Water authorities in Central China's Hubei province decided on Wednesday to close the middle reaches of the Yangtze River in response to drought conditions.
On its official website, the Changjiang (Yangtze River) waterway bureau said it was taking that step to prevent ships from bottoming out in the unusually low waters now found between Wuhan city and Chenglingji in Yueyang city. The notice did not say when the waterway will be reopened.
Even though sluice gates in the Three Gorges Dam have been opened partially to allow more water to flow downstream and heavy rains are expected to fall in mid-May, shallow water will continue to impede shipping traffic along the Yangtze River until June, Wu Heping, director of the waterway management department under the Changjiang (Yangtze River) Wuhan waterway bureau, told China Daily.
"The severe drought, the first seen in the past half century, has kept the water level in the Yangtze the lowest since 2003, when the Three Gorges Dam went into operation," Wu said.
"Even though heavy rains are expected in coming months, it's possible they won't raise the water level much along the Yangtze River."
Shallow water in the lower reaches of the river has proved the biggest obstacle to shippers. In Hukou, a city along the river, the water depth fell to 8.41 meters on May 4, a historic low, according to statistics from the Changjiang (Yangtze River) waterway bureau.
He said the waterway is about 150 meters wide on average, which is 50 meters narrower than it was in 2010.
Because of the low water, at least two ships have been stranded within the past two days and dozens of emergency teams have been sent to the river's middle reaches to prevent accidents, according to the bureau.
Maritime safety bureaus in Chongqing, Wuhan and Huangshi last week issued alerts and offered help to ships that had run aground.
Since April 30, more than 700 ships have been stranded in the narrowed waterway in Huzhou, Xinhua News Agency reported on Thursday.
The 6,300-kilometer Yangtze River is the country's longest waterway and is indispensable to the economies of cities lying along its route.
The river's water level has fallen sharply since February 2011. In the past five decades, the level in its middle reaches has dropped to a historic low point and the water depth near the Three Gorges Dam has been at a historic low since 2003.
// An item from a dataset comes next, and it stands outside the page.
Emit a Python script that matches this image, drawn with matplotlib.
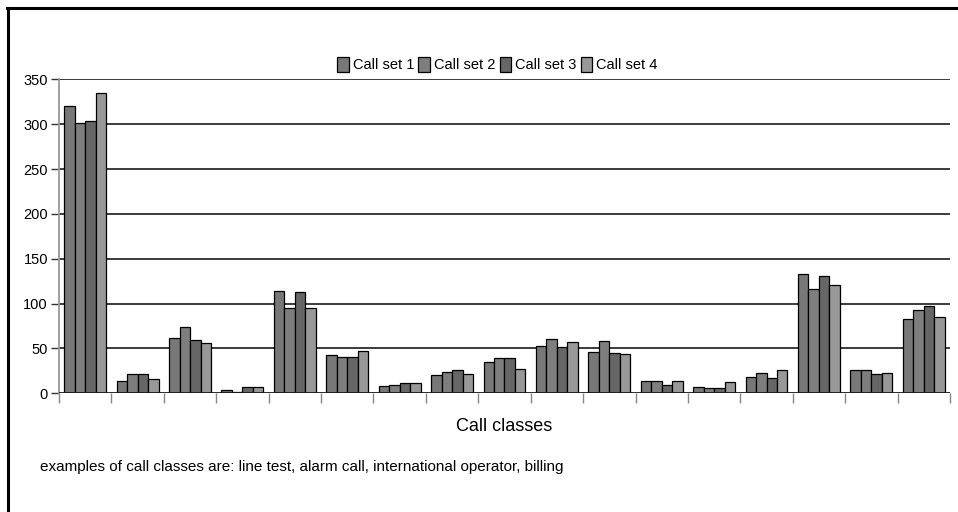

To mitigate the harm inflicted by the drought, the dam's rate of discharging water was increased from 7,000 cubic meters a second - what it was on Saturday - to 9,220 cu m per second at 2 pm on Monday. The new rate means the dam lets out 3,020 cu m more water each second than it takes in, according to the latest statistics released on the official website of the China Three Gorges Corporation.
The water depth at the dam has fallen below 155 meters, a level that threatens to make generating power difficult. The depth stood at 154.76 meters at 3 pm on Monday, according to official statistics.
Some experts blamed the low water along the Yangtze River on the Three Gorges Dam.
Wang Jingquan, director of the flood control and drought relief office affiliated with the Yangtze River Water Resources Committee, told China Daily on Monday that damming up the river has aggravated the drought by pinching off water flow to lower reaches.
Yan Fei, director of the China Three Gorges Corporation's press office, said such assertions are groundless. He said statistics show the dam's increased discharge of water has helped to relieve the drought.
From Saturday to Wednesday morning, the Three Gorges Dam discharged about 4 hundred million cu m of water, lowering the water level of the dam by 0.7 meters, said Wang Hai of the dam's construction and operation management bureau.
About 400,000 people in the province are without drinking water as a result of the drought, and approximately 870,000 hectares of farmland have been harmed by it, according to the Hubei provincial agricultural department.